**MATERIAL**
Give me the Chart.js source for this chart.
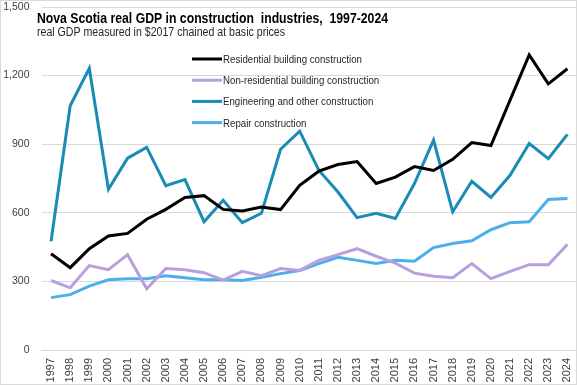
<!DOCTYPE html>
<html>
<head>
<meta charset="utf-8">
<script src="https://cdn.jsdelivr.net/npm/chart.js@4"></script>
<style>
  html, body { margin: 0; padding: 0; background: #fff; }
  #wrap { width: 577px; height: 385px; position: relative; }
</style>
</head>
<body>
<div id="wrap"><canvas id="chart" width="577" height="385"></canvas></div>
<script>
const years = ['1997','1998','1999','2000','2001','2002','2003','2004','2005','2006','2007','2008','2009','2010',
  '2011','2012','2013','2014','2015','2016','2017','2018','2019','2020','2021','2022','2023','2024'];

const residential = [421, 360, 443, 499, 510, 572, 615, 667, 675, 615, 608, 625, 614, 720,
  782, 811, 824, 728, 756, 802, 785, 834, 907, 894, 1093, 1290, 1164, 1230];
const nonResidential = [304, 272, 369, 351, 417, 268, 356, 351, 338, 306, 344, 325, 356, 348,
  392, 417, 443, 410, 380, 336, 323, 316, 378, 312, 344, 373, 373, 462];
const engineering = [475, 1068, 1232, 703, 839, 886, 719, 745, 561, 655, 557, 598, 878, 957,
  786, 691, 579, 598, 575, 728, 918, 604, 738, 667, 764, 903, 837, 943];
const repair = [229, 242, 279, 307, 312, 312, 325, 316, 307, 307, 304, 318, 334, 348,
  378, 405, 392, 378, 392, 388, 448, 466, 478, 526, 557, 561, 658, 662];

const seriesNames = ['Residential building construction', 'Non-residential building construction',
  'Engineering and other construction', 'Repair construction'];
const seriesColors = ['#000000', '#b89fdd', '#1a8bb5', '#4caeea'];

const titleText = 'Nova Scotia real GDP in construction  industries,  1997-2024';
const subtitleText = 'real GDP measured in $2017 chained at basic prices';

const sans = '"Liberation Sans", Arial, sans-serif';

// the reference uses a condensed face, so squeeze the text to its width
function squeezeText(ctx, text, x, y, font, width) {
  ctx.font = font;
  const w = ctx.measureText(text).width;
  const k = Math.min(1, width / w);
  ctx.save();
  ctx.translate(x, y);
  ctx.scale(k, 1);
  ctx.fillText(text, 0, 0);
  ctx.restore();
}

const overlay = {
  id: 'overlay',
  afterDraw(chart) {
    const ctx = chart.ctx;
    ctx.save();
    ctx.strokeStyle = '#d9d9d9';
    ctx.lineWidth = 1;
    ctx.strokeRect(0.5, 0.5, chart.width - 1, chart.height - 1);

    ctx.textBaseline = 'alphabetic';
    ctx.fillStyle = '#000';
    squeezeText(ctx, titleText, 37, 23, 'bold 15.5px ' + sans, 351);
    ctx.fillStyle = '#262626';
    squeezeText(ctx, subtitleText, 37, 36, '12.5px ' + sans, 248);

    // legend widths scale with the first label: 139 px for "Residential building construction"
    ctx.font = '11.5px ' + sans;
    const k = 139 / ctx.measureText(seriesNames[0]).width;
    chart.data.datasets.forEach((ds, i) => {
      const y = 59 + i * 21.2;
      ctx.strokeStyle = ds.borderColor;
      ctx.lineWidth = 3;
      ctx.beginPath();
      ctx.moveTo(192, y);
      ctx.lineTo(222, y);
      ctx.stroke();
      ctx.fillStyle = '#262626';
      ctx.font = '11.5px ' + sans;
      squeezeText(ctx, ds.label, 223, y + 4, '11.5px ' + sans, ctx.measureText(ds.label).width * k);
    });
    ctx.restore();
  }
};

const seriesData = [residential, nonResidential, engineering, repair];

new Chart(document.getElementById('chart'), {
  type: 'line',
  data: {
    labels: years,
    datasets: seriesData.map((d, i) => ({
      label: seriesNames[i],
      data: d,
      borderColor: seriesColors[i],
      backgroundColor: seriesColors[i],
      borderWidth: 3,
      pointRadius: 0,
      tension: 0,
      fill: false
    }))
  },
  options: {
    responsive: false,
    animation: false,
    layout: { padding: { top: 7, left: 3, right: 0, bottom: 0 } },
    plugins: {
      legend: { display: false },
      title: { display: false },
      tooltip: { enabled: false }
    },
    scales: {
      x: {
        offset: true,
        grid: { display: false, drawTicks: false },
        border: { color: '#d9d9d9' },
        afterFit(scale) {
          scale.paddingLeft = 0;
          scale.paddingRight = 0;
          scale.height = 35;
        },
        ticks: {
          color: '#404040',
          font: { family: sans, size: 11 },
          minRotation: 90,
          maxRotation: 90,
          autoSkip: false,
          padding: 8
        }
      },
      y: {
        min: 0,
        max: 1500,
        grid: { color: '#d9d9d9', drawTicks: false },
        border: { display: false },
        afterFit(scale) {
          scale.width = 38.5;
          scale.paddingTop = 0;
          scale.paddingBottom = 0;
        },
        ticks: {
          stepSize: 300,
          color: '#404040',
          font: { family: sans, size: 10.5 },
          padding: 12,
          callback: (v) => v.toLocaleString('en-US')
        }
      }
    }
  },
  plugins: [overlay]
});
</script>
</body>
</html>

**INSTRUCTIONS FOR THE TASK**
Return exactly what appears from the opening line of the material through the line with "561, 658, 662];", apart from the pictures.

**OUTPUT OF THE EXERCISE**
Give me the Chart.js source for this chart.
<!DOCTYPE html>
<html>
<head>
<meta charset="utf-8">
<script src="https://cdn.jsdelivr.net/npm/chart.js@4"></script>
<style>
  html, body { margin: 0; padding: 0; background: #fff; }
  #wrap { width: 577px; height: 385px; position: relative; }
</style>
</head>
<body>
<div id="wrap"><canvas id="chart" width="577" height="385"></canvas></div>
<script>
const years = ['1997','1998','1999','2000','2001','2002','2003','2004','2005','2006','2007','2008','2009','2010',
  '2011','2012','2013','2014','2015','2016','2017','2018','2019','2020','2021','2022','2023','2024'];

const residential = [421, 360, 443, 499, 510, 572, 615, 667, 675, 615, 608, 625, 614, 720,
  782, 811, 824, 728, 756, 802, 785, 834, 907, 894, 1093, 1290, 1164, 1230];
const nonResidential = [304, 272, 369, 351, 417, 268, 356, 351, 338, 306, 344, 325, 356, 348,
  392, 417, 443, 410, 380, 336, 323, 316, 378, 312, 344, 373, 373, 462];
const engineering = [475, 1068, 1232, 703, 839, 886, 719, 745, 561, 655, 557, 598, 878, 957,
  786, 691, 579, 598, 575, 728, 918, 604, 738, 667, 764, 903, 837, 943];
const repair = [229, 242, 279, 307, 312, 312, 325, 316, 307, 307, 304, 318, 334, 348,
  378, 405, 392, 378, 392, 388, 448, 466, 478, 526, 557, 561, 658, 662];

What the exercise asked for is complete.